TASK DIRECTIONS:
Print the entries in full, word for word, but not the pictures.

SOURCE DATA:
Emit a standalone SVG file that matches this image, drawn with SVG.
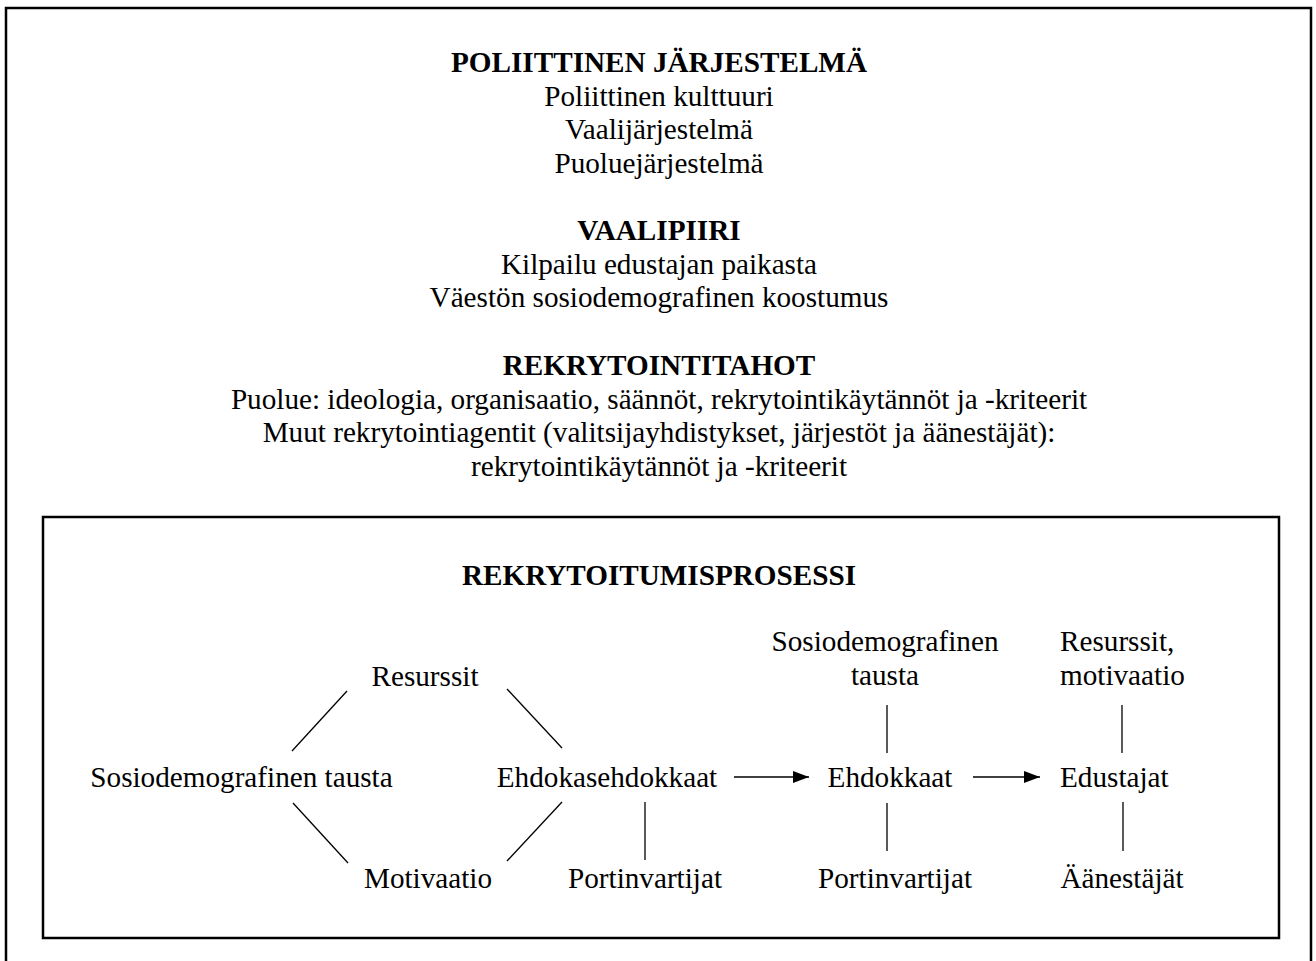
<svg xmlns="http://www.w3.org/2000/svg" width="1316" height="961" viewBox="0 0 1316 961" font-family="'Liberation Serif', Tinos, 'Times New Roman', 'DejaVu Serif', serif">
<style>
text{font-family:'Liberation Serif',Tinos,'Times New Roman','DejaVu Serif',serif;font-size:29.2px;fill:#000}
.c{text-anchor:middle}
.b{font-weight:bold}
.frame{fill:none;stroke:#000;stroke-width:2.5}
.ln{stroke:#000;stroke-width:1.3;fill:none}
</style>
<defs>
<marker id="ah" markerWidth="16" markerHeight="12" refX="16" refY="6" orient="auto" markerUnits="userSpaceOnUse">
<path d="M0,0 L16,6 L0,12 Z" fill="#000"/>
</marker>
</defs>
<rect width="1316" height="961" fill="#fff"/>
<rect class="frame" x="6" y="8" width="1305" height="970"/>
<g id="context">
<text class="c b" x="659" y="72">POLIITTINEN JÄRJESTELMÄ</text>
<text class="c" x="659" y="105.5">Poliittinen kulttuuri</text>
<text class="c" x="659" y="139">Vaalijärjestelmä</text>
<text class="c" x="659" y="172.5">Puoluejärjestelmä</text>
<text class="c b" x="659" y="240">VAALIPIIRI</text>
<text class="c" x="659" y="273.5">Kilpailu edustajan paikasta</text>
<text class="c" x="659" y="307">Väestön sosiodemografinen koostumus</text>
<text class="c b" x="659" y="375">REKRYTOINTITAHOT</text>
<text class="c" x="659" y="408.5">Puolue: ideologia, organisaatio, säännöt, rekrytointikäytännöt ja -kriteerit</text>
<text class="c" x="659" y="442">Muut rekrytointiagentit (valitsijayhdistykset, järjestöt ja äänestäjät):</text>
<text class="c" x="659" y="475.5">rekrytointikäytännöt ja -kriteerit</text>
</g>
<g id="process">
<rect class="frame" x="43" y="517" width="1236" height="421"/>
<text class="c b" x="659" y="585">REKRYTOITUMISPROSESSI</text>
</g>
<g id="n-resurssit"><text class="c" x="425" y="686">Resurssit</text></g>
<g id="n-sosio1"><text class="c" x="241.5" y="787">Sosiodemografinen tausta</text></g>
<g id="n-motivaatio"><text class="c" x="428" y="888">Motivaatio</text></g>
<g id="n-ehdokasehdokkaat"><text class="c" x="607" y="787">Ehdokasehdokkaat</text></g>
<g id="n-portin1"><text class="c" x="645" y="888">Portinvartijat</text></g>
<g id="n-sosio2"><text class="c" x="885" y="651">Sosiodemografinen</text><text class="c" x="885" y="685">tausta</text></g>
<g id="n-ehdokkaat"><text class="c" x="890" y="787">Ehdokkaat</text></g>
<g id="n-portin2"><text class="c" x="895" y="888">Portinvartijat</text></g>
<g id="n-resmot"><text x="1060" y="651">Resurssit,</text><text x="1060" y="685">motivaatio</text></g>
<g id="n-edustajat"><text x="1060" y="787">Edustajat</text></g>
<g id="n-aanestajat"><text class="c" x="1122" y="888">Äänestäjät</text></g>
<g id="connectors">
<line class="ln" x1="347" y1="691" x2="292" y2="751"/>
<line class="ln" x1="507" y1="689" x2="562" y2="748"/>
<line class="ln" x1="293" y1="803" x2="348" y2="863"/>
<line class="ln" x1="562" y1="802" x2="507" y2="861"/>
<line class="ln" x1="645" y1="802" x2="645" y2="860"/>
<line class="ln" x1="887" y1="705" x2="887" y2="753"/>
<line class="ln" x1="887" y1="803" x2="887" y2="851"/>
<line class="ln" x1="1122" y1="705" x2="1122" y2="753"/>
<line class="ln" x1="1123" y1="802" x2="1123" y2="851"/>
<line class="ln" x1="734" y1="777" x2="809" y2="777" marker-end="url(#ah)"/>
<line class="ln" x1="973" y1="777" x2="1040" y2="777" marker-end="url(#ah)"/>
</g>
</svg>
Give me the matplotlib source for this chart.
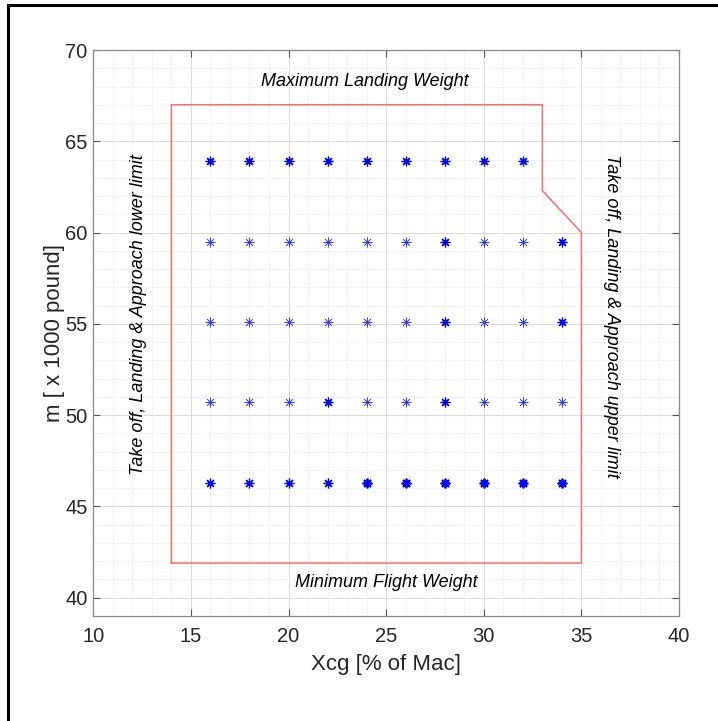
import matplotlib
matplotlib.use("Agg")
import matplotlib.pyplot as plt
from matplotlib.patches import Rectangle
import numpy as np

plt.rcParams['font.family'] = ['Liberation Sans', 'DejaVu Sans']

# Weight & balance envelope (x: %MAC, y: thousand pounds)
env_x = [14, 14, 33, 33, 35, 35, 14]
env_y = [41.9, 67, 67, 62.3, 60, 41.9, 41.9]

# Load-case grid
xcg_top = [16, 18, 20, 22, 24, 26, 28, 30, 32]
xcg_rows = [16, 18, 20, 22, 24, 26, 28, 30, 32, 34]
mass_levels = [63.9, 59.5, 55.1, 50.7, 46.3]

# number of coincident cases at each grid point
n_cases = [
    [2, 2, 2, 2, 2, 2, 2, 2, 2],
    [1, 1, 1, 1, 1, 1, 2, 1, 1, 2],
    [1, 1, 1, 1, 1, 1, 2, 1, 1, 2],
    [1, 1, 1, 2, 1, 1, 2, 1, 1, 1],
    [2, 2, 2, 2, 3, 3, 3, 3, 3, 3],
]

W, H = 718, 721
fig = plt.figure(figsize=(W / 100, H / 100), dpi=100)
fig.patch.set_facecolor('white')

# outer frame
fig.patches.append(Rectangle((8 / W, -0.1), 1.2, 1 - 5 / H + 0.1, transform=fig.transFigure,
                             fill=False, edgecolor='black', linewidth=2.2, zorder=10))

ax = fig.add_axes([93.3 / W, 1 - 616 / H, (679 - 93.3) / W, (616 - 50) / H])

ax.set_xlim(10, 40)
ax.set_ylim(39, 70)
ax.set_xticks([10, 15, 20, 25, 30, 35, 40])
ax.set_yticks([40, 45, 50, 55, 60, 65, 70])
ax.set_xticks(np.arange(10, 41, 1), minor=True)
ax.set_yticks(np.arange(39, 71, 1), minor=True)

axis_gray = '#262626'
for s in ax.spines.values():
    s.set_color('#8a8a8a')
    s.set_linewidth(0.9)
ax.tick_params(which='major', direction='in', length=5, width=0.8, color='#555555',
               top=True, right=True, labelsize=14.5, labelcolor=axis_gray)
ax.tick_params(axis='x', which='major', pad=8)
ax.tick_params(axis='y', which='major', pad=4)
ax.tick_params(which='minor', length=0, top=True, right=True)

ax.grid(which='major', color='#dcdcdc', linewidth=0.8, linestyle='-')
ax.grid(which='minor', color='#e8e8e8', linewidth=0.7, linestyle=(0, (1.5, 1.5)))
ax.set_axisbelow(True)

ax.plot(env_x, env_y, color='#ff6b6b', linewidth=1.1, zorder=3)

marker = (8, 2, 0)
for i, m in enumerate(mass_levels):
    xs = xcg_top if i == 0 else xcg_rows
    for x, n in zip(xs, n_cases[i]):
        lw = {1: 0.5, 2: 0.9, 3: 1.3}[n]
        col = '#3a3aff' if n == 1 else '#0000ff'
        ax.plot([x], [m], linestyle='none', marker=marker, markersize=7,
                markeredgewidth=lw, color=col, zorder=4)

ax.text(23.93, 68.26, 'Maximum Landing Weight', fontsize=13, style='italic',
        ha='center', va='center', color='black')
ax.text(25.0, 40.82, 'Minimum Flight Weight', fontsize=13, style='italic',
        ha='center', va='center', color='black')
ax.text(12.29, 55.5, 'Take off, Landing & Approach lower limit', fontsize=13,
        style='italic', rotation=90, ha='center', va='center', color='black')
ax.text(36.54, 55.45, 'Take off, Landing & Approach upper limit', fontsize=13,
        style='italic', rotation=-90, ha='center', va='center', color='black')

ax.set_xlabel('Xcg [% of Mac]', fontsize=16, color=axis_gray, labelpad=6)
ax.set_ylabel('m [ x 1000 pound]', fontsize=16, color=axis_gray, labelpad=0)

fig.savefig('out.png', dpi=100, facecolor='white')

RESULT OF THIS TASK:
Emit a standalone SVG file that matches this image, drawn with SVG.
<svg xmlns="http://www.w3.org/2000/svg" width="1316" height="961" viewBox="0 0 1316 961" font-family="'Liberation Serif', Tinos, 'Times New Roman', 'DejaVu Serif', serif">
<style>
text{font-family:'Liberation Serif',Tinos,'Times New Roman','DejaVu Serif',serif;font-size:29.2px;fill:#000}
.c{text-anchor:middle}
.b{font-weight:bold}
.frame{fill:none;stroke:#000;stroke-width:2.5}
.ln{stroke:#000;stroke-width:1.3;fill:none}
</style>
<defs>
<marker id="ah" markerWidth="16" markerHeight="12" refX="16" refY="6" orient="auto" markerUnits="userSpaceOnUse">
<path d="M0,0 L16,6 L0,12 Z" fill="#000"/>
</marker>
</defs>
<rect width="1316" height="961" fill="#fff"/>
<rect class="frame" x="6" y="8" width="1305" height="970"/>
<g id="context">
<text class="c b" x="659" y="72">POLIITTINEN JÄRJESTELMÄ</text>
<text class="c" x="659" y="105.5">Poliittinen kulttuuri</text>
<text class="c" x="659" y="139">Vaalijärjestelmä</text>
<text class="c" x="659" y="172.5">Puoluejärjestelmä</text>
<text class="c b" x="659" y="240">VAALIPIIRI</text>
<text class="c" x="659" y="273.5">Kilpailu edustajan paikasta</text>
<text class="c" x="659" y="307">Väestön sosiodemografinen koostumus</text>
<text class="c b" x="659" y="375">REKRYTOINTITAHOT</text>
<text class="c" x="659" y="408.5">Puolue: ideologia, organisaatio, säännöt, rekrytointikäytännöt ja -kriteerit</text>
<text class="c" x="659" y="442">Muut rekrytointiagentit (valitsijayhdistykset, järjestöt ja äänestäjät):</text>
<text class="c" x="659" y="475.5">rekrytointikäytännöt ja -kriteerit</text>
</g>
<g id="process">
<rect class="frame" x="43" y="517" width="1236" height="421"/>
<text class="c b" x="659" y="585">REKRYTOITUMISPROSESSI</text>
</g>
<g id="n-resurssit"><text class="c" x="425" y="686">Resurssit</text></g>
<g id="n-sosio1"><text class="c" x="241.5" y="787">Sosiodemografinen tausta</text></g>
<g id="n-motivaatio"><text class="c" x="428" y="888">Motivaatio</text></g>
<g id="n-ehdokasehdokkaat"><text class="c" x="607" y="787">Ehdokasehdokkaat</text></g>
<g id="n-portin1"><text class="c" x="645" y="888">Portinvartijat</text></g>
<g id="n-sosio2"><text class="c" x="885" y="651">Sosiodemografinen</text><text class="c" x="885" y="685">tausta</text></g>
<g id="n-ehdokkaat"><text class="c" x="890" y="787">Ehdokkaat</text></g>
<g id="n-portin2"><text class="c" x="895" y="888">Portinvartijat</text></g>
<g id="n-resmot"><text x="1060" y="651">Resurssit,</text><text x="1060" y="685">motivaatio</text></g>
<g id="n-edustajat"><text x="1060" y="787">Edustajat</text></g>
<g id="n-aanestajat"><text class="c" x="1122" y="888">Äänestäjät</text></g>
<g id="connectors">
<line class="ln" x1="347" y1="691" x2="292" y2="751"/>
<line class="ln" x1="507" y1="689" x2="562" y2="748"/>
<line class="ln" x1="293" y1="803" x2="348" y2="863"/>
<line class="ln" x1="562" y1="802" x2="507" y2="861"/>
<line class="ln" x1="645" y1="802" x2="645" y2="860"/>
<line class="ln" x1="887" y1="705" x2="887" y2="753"/>
<line class="ln" x1="887" y1="803" x2="887" y2="851"/>
<line class="ln" x1="1122" y1="705" x2="1122" y2="753"/>
<line class="ln" x1="1123" y1="802" x2="1123" y2="851"/>
<line class="ln" x1="734" y1="777" x2="809" y2="777" marker-end="url(#ah)"/>
<line class="ln" x1="973" y1="777" x2="1040" y2="777" marker-end="url(#ah)"/>
</g>
</svg>
Give me the matplotlib source for this chart.
import matplotlib
matplotlib.use("Agg")
import matplotlib.pyplot as plt
from matplotlib.patches import Rectangle
import numpy as np

plt.rcParams['font.family'] = ['Liberation Sans', 'DejaVu Sans']

# Weight & balance envelope (x: %MAC, y: thousand pounds)
env_x = [14, 14, 33, 33, 35, 35, 14]
env_y = [41.9, 67, 67, 62.3, 60, 41.9, 41.9]

# Load-case grid
xcg_top = [16, 18, 20, 22, 24, 26, 28, 30, 32]
xcg_rows = [16, 18, 20, 22, 24, 26, 28, 30, 32, 34]
mass_levels = [63.9, 59.5, 55.1, 50.7, 46.3]

# number of coincident cases at each grid point
n_cases = [
    [2, 2, 2, 2, 2, 2, 2, 2, 2],
    [1, 1, 1, 1, 1, 1, 2, 1, 1, 2],
    [1, 1, 1, 1, 1, 1, 2, 1, 1, 2],
    [1, 1, 1, 2, 1, 1, 2, 1, 1, 1],
    [2, 2, 2, 2, 3, 3, 3, 3, 3, 3],
]

W, H = 718, 721
fig = plt.figure(figsize=(W / 100, H / 100), dpi=100)
fig.patch.set_facecolor('white')

# outer frame
fig.patches.append(Rectangle((8 / W, -0.1), 1.2, 1 - 5 / H + 0.1, transform=fig.transFigure,
                             fill=False, edgecolor='black', linewidth=2.2, zorder=10))

ax = fig.add_axes([93.3 / W, 1 - 616 / H, (679 - 93.3) / W, (616 - 50) / H])

ax.set_xlim(10, 40)
ax.set_ylim(39, 70)
ax.set_xticks([10, 15, 20, 25, 30, 35, 40])
ax.set_yticks([40, 45, 50, 55, 60, 65, 70])
ax.set_xticks(np.arange(10, 41, 1), minor=True)
ax.set_yticks(np.arange(39, 71, 1), minor=True)

axis_gray = '#262626'
for s in ax.spines.values():
    s.set_color('#8a8a8a')
    s.set_linewidth(0.9)
ax.tick_params(which='major', direction='in', length=5, width=0.8, color='#555555',
               top=True, right=True, labelsize=14.5, labelcolor=axis_gray)
ax.tick_params(axis='x', which='major', pad=8)
ax.tick_params(axis='y', which='major', pad=4)
ax.tick_params(which='minor', length=0, top=True, right=True)

ax.grid(which='major', color='#dcdcdc', linewidth=0.8, linestyle='-')
ax.grid(which='minor', color='#e8e8e8', linewidth=0.7, linestyle=(0, (1.5, 1.5)))
ax.set_axisbelow(True)

ax.plot(env_x, env_y, color='#ff6b6b', linewidth=1.1, zorder=3)

marker = (8, 2, 0)
for i, m in enumerate(mass_levels):
    xs = xcg_top if i == 0 else xcg_rows
    for x, n in zip(xs, n_cases[i]):
        lw = {1: 0.5, 2: 0.9, 3: 1.3}[n]
        col = '#3a3aff' if n == 1 else '#0000ff'
        ax.plot([x], [m], linestyle='none', marker=marker, markersize=7,
                markeredgewidth=lw, color=col, zorder=4)

ax.text(23.93, 68.26, 'Maximum Landing Weight', fontsize=13, style='italic',
        ha='center', va='center', color='black')
ax.text(25.0, 40.82, 'Minimum Flight Weight', fontsize=13, style='italic',
        ha='center', va='center', color='black')
ax.text(12.29, 55.5, 'Take off, Landing & Approach lower limit', fontsize=13,
        style='italic', rotation=90, ha='center', va='center', color='black')
ax.text(36.54, 55.45, 'Take off, Landing & Approach upper limit', fontsize=13,
        style='italic', rotation=-90, ha='center', va='center', color='black')

ax.set_xlabel('Xcg [% of Mac]', fontsize=16, color=axis_gray, labelpad=6)
ax.set_ylabel('m [ x 1000 pound]', fontsize=16, color=axis_gray, labelpad=0)

fig.savefig('out.png', dpi=100, facecolor='white')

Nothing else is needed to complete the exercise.